The only other difference was that the cast-iron pans, with or without enamel, took longer to heat up and cool down.

But bigger differences became clear when it was time for cleaning, the kitchen job I like least. The All-Clad, even more so than Bourgeat, required serious scrubbing to remove those pesky little brown spots that form when oil leaps up the sides of the pan and sticks. And food does stick to All-Clad sometimes, requiring removal by cleanser and elbow grease.

Cleaning the cast iron, Le Creuset and carbon steel was very easy. Food that clings to them can be easily scrubbed away with a stiff brush or, in the case of Le Creuset, soaked off. (Soap is not recommended for cast iron and carbon steel, but it can be used on the Le Creuset and the Calphalon.)

Unlike the Calphalon and carbon steel, the cast-iron and enameled pans are heavy. The handles get hot, so pot holders must be used.

The carbon steel and the untreated cast iron must be seasoned, though the process is simple. They must be dried thoroughly and lightly oiled or they will rust.

Cooking certain acidic foods like tomatoes in cast iron changes the taste and color, but it does add iron to the diet.

After all the tests, there was one pan I fell for: Le Creuset. It is easy to clean, and because of its enamel finish, acidic foods can be cooked without changes to color or taste.
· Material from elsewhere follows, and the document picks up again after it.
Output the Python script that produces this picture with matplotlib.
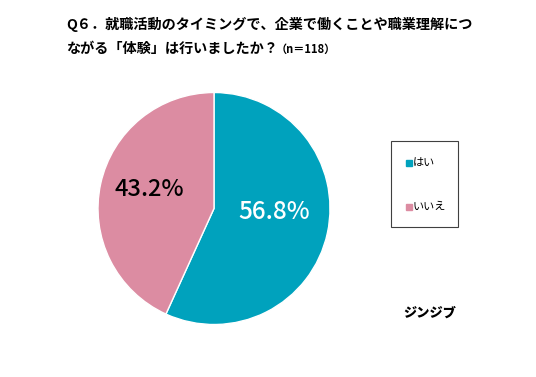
import matplotlib.pyplot as plt
from matplotlib.patches import Rectangle
from matplotlib.lines import Line2D

plt.rcParams['font.family'] = ['Noto Sans CJK JP', 'DejaVu Sans']

labels = ['はい', 'いいえ']
values = [56.8, 43.2]
pct_text = ['56.8%', '43.2%']
colors = ['#00a2bd', '#dc8ca2']

title1 = 'Q６．就職活動のタイミングで、企業で働くことや職業理解につ'
title2 = 'ながる「体験」は行いましたか？'
n_text = '（n＝118）'

fig = plt.figure(figsize=(5.36, 3.77), dpi=100)

cx, cy, r = 214, 208.5, 116
ax = fig.add_axes([(cx - r) / 536, 1 - (cy + r) / 377, 2 * r / 536, 2 * r / 377])
wedges, _ = ax.pie(values, colors=colors, startangle=90, counterclock=False,
                   wedgeprops=dict(edgecolor='white', linewidth=1.0))
ax.set_aspect('equal')
ax.set_xlim(-1, 1)
ax.set_ylim(-1, 1)

ax.text(0.517, -0.03, pct_text[0], color='white', fontsize=17.5, fontweight='medium',
        ha='center', va='center')
ax.text(-0.556, 0.16, pct_text[1], color='black', fontsize=17, fontweight='medium',
        ha='center', va='center')

fig.text(66 / 536, 1 - 24 / 377, title1, fontsize=10.2, fontweight='bold', va='center', ha='left')
fig.text(66 / 536, 1 - 49 / 377, title2, fontsize=10.2, fontweight='bold', va='center', ha='left')
fig.text(276 / 536, 1 - 49 / 377, n_text, fontsize=8, fontweight='bold', va='center', ha='left')

# legend box
fig.add_artist(Rectangle((391 / 536, 1 - 227 / 377), 67 / 536, 86 / 377,
                         transform=fig.transFigure, fill=False, edgecolor='#404040', linewidth=0.8))
for lab, col, y in zip(labels, colors, [163, 207]):
    fig.add_artist(Line2D([409 / 536], [1 - y / 377], marker='s', markersize=4, color=col,
                          linestyle='none', transform=fig.transFigure))
    fig.text(413 / 536, 1 - y / 377, lab, fontsize=8, va='center', ha='left')

fig.text(430 / 536, 1 - 313 / 377, 'ジンジブ', fontsize=9.5, fontweight='heavy', va='center', ha='center',
         style='italic')

fig.savefig('out.png', dpi=100)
The cast iron pans were a very close second.

I recommend Le Creuset pans with a matte black enamel interior, not treated with any Teflon-like substance. (The company makes its black and white interior enamel from the same material, and says the black is fired at a higher temperature and withstands higher cooking temperatures.)
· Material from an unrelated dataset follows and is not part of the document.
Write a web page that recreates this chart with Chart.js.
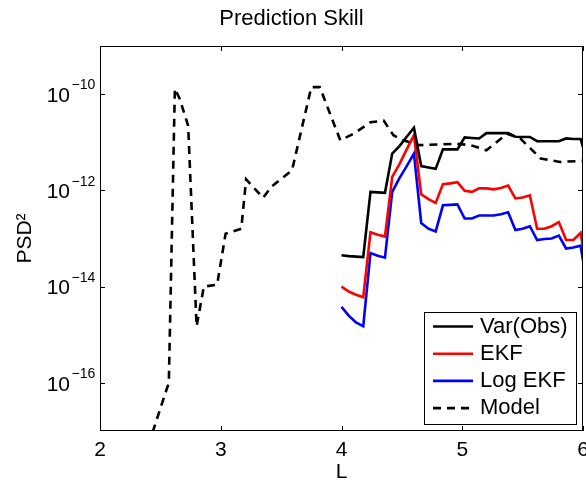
<!DOCTYPE html>
<html>
<head>
<meta charset="utf-8">
<script src="https://cdn.jsdelivr.net/npm/chart.js@4.4.0/dist/chart.umd.min.js"></script>
<style>
  body { margin: 0; background: #fff; }
  #wrap { width: 586px; height: 481px; }
</style>
</head>
<body>
<div id="wrap"><canvas id="skillChart"></canvas></div>
<script>
// L grid for the filter runs
const L = [4.00, 4.06, 4.12, 4.18, 4.24, 4.30, 4.36, 4.42, 4.48, 4.54, 4.60, 4.66, 4.72, 4.78, 4.84, 4.90, 4.96, 5.02,
           5.08, 5.14, 5.20, 5.26, 5.32, 5.38, 5.44, 5.50, 5.56, 5.62, 5.68, 5.74, 5.80, 5.86, 5.92, 5.98, 6.00];
const varObs = [4.5e-14, 4.3e-14, 4.2e-14, 4.1e-14, 9.3e-13, 9.1e-13, 8.9e-13, 5.8e-12, 8.3e-12, 1.3e-11, 2.0e-11, 3.2e-12,
                3.0e-12, 2.8e-12, 7.1e-12, 7.1e-12, 7.1e-12, 1.26e-11, 1.23e-11, 1.2e-11, 1.55e-11, 1.55e-11, 1.55e-11, 1.55e-11,
                1.3e-11, 1.29e-11, 1.29e-11, 1.05e-11, 1.05e-11, 1.05e-11, 1.05e-11, 1.2e-11, 1.17e-11, 1.17e-11, 7.9e-12];
const ekf = [1.0e-14, 7.9e-15, 6.8e-15, 6.0e-15, 1.35e-13, 1.2e-13, 1.1e-13, 1.9e-12, 3.5e-12, 7.1e-12, 1.4e-11, 8.3e-13,
             6.6e-13, 5.5e-13, 1.35e-12, 1.4e-12, 1.48e-12, 9.8e-13, 9.3e-13, 1.1e-12, 1.1e-12, 1.05e-12, 1.12e-12, 1.26e-12,
             6.8e-13, 7.1e-13, 7.9e-13, 1.6e-13, 1.6e-13, 1.8e-13, 2.2e-13, 9.3e-14, 9.3e-14, 1.3e-13, 6.6e-14];
const logEkf = [3.8e-15, 2.5e-15, 1.8e-15, 1.5e-15, 5.0e-14, 4.4e-14, 4.0e-14, 9.3e-13, 1.8e-12, 3.2e-12, 5.8e-12, 2.1e-13,
                1.6e-13, 1.4e-13, 4.9e-13, 5.0e-13, 5.1e-13, 2.6e-13, 2.6e-13, 3.0e-13, 3.0e-13, 3.0e-13, 3.2e-13, 3.5e-13,
                1.5e-13, 1.6e-13, 1.8e-13, 9.3e-14, 9.8e-14, 1.0e-13, 1.15e-13, 6.2e-14, 6.5e-14, 7.1e-14, 3.5e-14];

// model run
const modelL = [2.40, 2.54, 2.57, 2.62, 2.66, 2.73, 2.80, 2.86, 2.97, 3.04, 3.17, 3.21, 3.35, 3.42, 3.59, 3.75,
                3.82, 3.99, 4.10, 4.24, 4.35, 4.43, 4.51, 4.65, 4.95, 5.07, 5.20, 5.37, 5.48, 5.65, 5.81, 5.99];
const model = [5e-18, 6e-17, 1e-16, 1.3e-10, 8e-11, 2.2e-11, 1.5e-15, 1e-14, 1.1e-14, 1.25e-13, 1.6e-13, 1.7e-12,
               7e-13, 1.2e-12, 2.6e-12, 1.4e-10, 1.4e-10, 1.1e-11, 1.5e-11, 2.6e-11, 2.8e-11, 1.4e-11, 1.1e-11, 8.7e-12,
               9.3e-12, 8.7e-12, 6.8e-12, 1.5e-11, 1.2e-11, 4.6e-12, 3.9e-12, 4.1e-12];

const xTicks = [2, 3, 4, 5, 6];
const yTicks = [1e-16, 1e-14, 1e-12, 1e-10];
const yTickExp = ['\u221216', '\u221214', '\u221212', '\u221210'];

const FONT = "'Liberation Sans', Arial, Helvetica, sans-serif";
Chart.defaults.font.family = FONT;
Chart.defaults.color = '#000';

const pts = (xs, ys) => xs.map((x, i) => ({x: x, y: ys[i]}));

// box, inward ticks, superscripts and the legend, matlab style
const axesBox = {
    id: 'axesBox',
    afterDatasetsDraw(chart) {
        const {ctx, chartArea: a, scales: {x, y}} = chart;
        ctx.save();
        ctx.strokeStyle = '#000';
        ctx.lineWidth = 1;
        ctx.strokeRect(a.left + 0.5, a.top + 0.5, a.right - a.left - 1, a.bottom - a.top - 1);
        ctx.beginPath();
        xTicks.forEach(v => {
            const px = Math.round(x.getPixelForValue(v)) + 0.5;
            ctx.moveTo(px, a.bottom); ctx.lineTo(px, a.bottom - 5);
            ctx.moveTo(px, a.top); ctx.lineTo(px, a.top + 5);
        });
        yTicks.forEach(v => {
            const py = Math.round(y.getPixelForValue(v)) + 0.5;
            ctx.moveTo(a.left, py); ctx.lineTo(a.left + 5, py);
            ctx.moveTo(a.right, py); ctx.lineTo(a.right - 5, py);
        });
        ctx.stroke();

        ctx.font = '14px ' + FONT;
        ctx.fillStyle = '#000';
        ctx.textAlign = 'left';
        ctx.textBaseline = 'alphabetic';
        yTicks.forEach((v, i) => {
            ctx.fillText(yTickExp[i], a.left - 28.5, y.getPixelForValue(v) - 4.7);
        });
        ctx.restore();
    },
    afterDraw(chart) {
        const {ctx, chartArea: a} = chart;
        const left = a.right - 159, top = a.bottom - 119, w = 152, h = 112;
        ctx.save();
        ctx.fillStyle = '#fff';
        ctx.fillRect(left, top, w, h);
        ctx.strokeStyle = '#000';
        ctx.lineWidth = 1;
        ctx.strokeRect(left + 0.5, top + 0.5, w, h);
        ctx.font = '22px ' + FONT;
        ctx.textAlign = 'left';
        ctx.textBaseline = 'middle';
        chart.data.datasets.forEach((ds, i) => {
            const cy = top + 14.5 + 27.2 * i;
            ctx.beginPath();
            ctx.strokeStyle = ds.borderColor;
            ctx.lineWidth = ds.borderWidth;
            ctx.setLineDash(ds.borderDash || []);
            ctx.moveTo(left + 9, cy);
            ctx.lineTo(left + 49, cy);
            ctx.stroke();
            ctx.setLineDash([]);
            ctx.fillStyle = '#000';
            ctx.fillText(ds.label, left + 56, cy);
        });
        ctx.restore();
    }
};

const skillChart = new Chart(
    document.getElementById('skillChart'),
    {
        type: 'line',
        data: {
            datasets: [
                {
                    label: 'Var(Obs)',
                    data: pts(L, varObs),
                    borderColor: '#000000',
                    borderWidth: 2.6,
                    order: 1,
                },
                {
                    label: 'EKF',
                    data: pts(L, ekf),
                    borderColor: '#ff0000',
                    borderWidth: 2.6,
                    order: 2,
                },
                {
                    label: 'Log EKF',
                    data: pts(L, logEkf),
                    borderColor: '#0000ff',
                    borderWidth: 2.6,
                    order: 3,
                },
                {
                    label: 'Model',
                    data: pts(modelL, model),
                    borderColor: '#000000',
                    borderWidth: 2.6,
                    borderDash: [8, 6],
                    order: 4,
                },
            ]
        },
        options: {
            responsive: true,
            maintainAspectRatio: false,
            animation: false,
            layout: {
                padding: {left: 0, right: 3, top: 0, bottom: 0}
            },
            elements: {
                point: {radius: 0},
                line: {tension: 0, fill: false}
            },
            plugins: {
                legend: {display: false},
                tooltip: {enabled: false},
                title: {
                    display: true,
                    text: 'Prediction Skill',
                    color: '#000',
                    font: {size: 22, weight: 'normal'},
                    padding: {top: 6.2, bottom: 13.4}
                }
            },
            scales: {
                x: {
                    type: 'linear',
                    min: 2,
                    max: 6,
                    afterBuildTicks: (scale) => { scale.ticks = xTicks.map(v => ({value: v})); },
                    afterFit: (scale) => {
                        scale.height = 50;
                        scale.paddingLeft = 0;
                        scale.paddingRight = 0;
                    },
                    grid: {display: false, drawTicks: false},
                    border: {display: false},
                    ticks: {font: {size: 21}, padding: 7, color: '#000'},
                    title: {
                        display: true,
                        text: 'L',
                        font: {size: 21},
                        padding: {top: 0, bottom: -4}
                    }
                },
                y: {
                    type: 'logarithmic',
                    min: 1e-17,
                    max: 1e-9,
                    afterBuildTicks: (scale) => { scale.ticks = yTicks.map(v => ({value: v})); },
                    afterFit: (scale) => {
                        scale.width = 100;
                        scale.paddingTop = 0;
                        scale.paddingBottom = 0;
                    },
                    grid: {display: false, drawTicks: false},
                    border: {display: false},
                    ticks: {
                        font: {size: 21},
                        padding: 30,
                        labelOffset: 2,
                        color: '#000',
                        callback: () => '10'
                    },
                    title: {
                        display: true,
                        text: 'PSD\u00b2',
                        font: {size: 21},
                        padding: {top: 13, bottom: 0}
                    }
                }
            }
        },
        plugins: [axesBox]
    }
);
</script>
</body>
</html>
David Bouley of Bouley and Danube said he uses Le Creuset in his country house because “it is the most reliable.”

For cooking fish, one of the most delicate of foods, Eric Ripert of Le Bernardin uses cast iron, as does Michel Richard of Citronelle in Washington. “We stopped using Teflon a long time ago,” he said. “The skin started coming off, and I didn’t want to give you a steak with a skin coating.”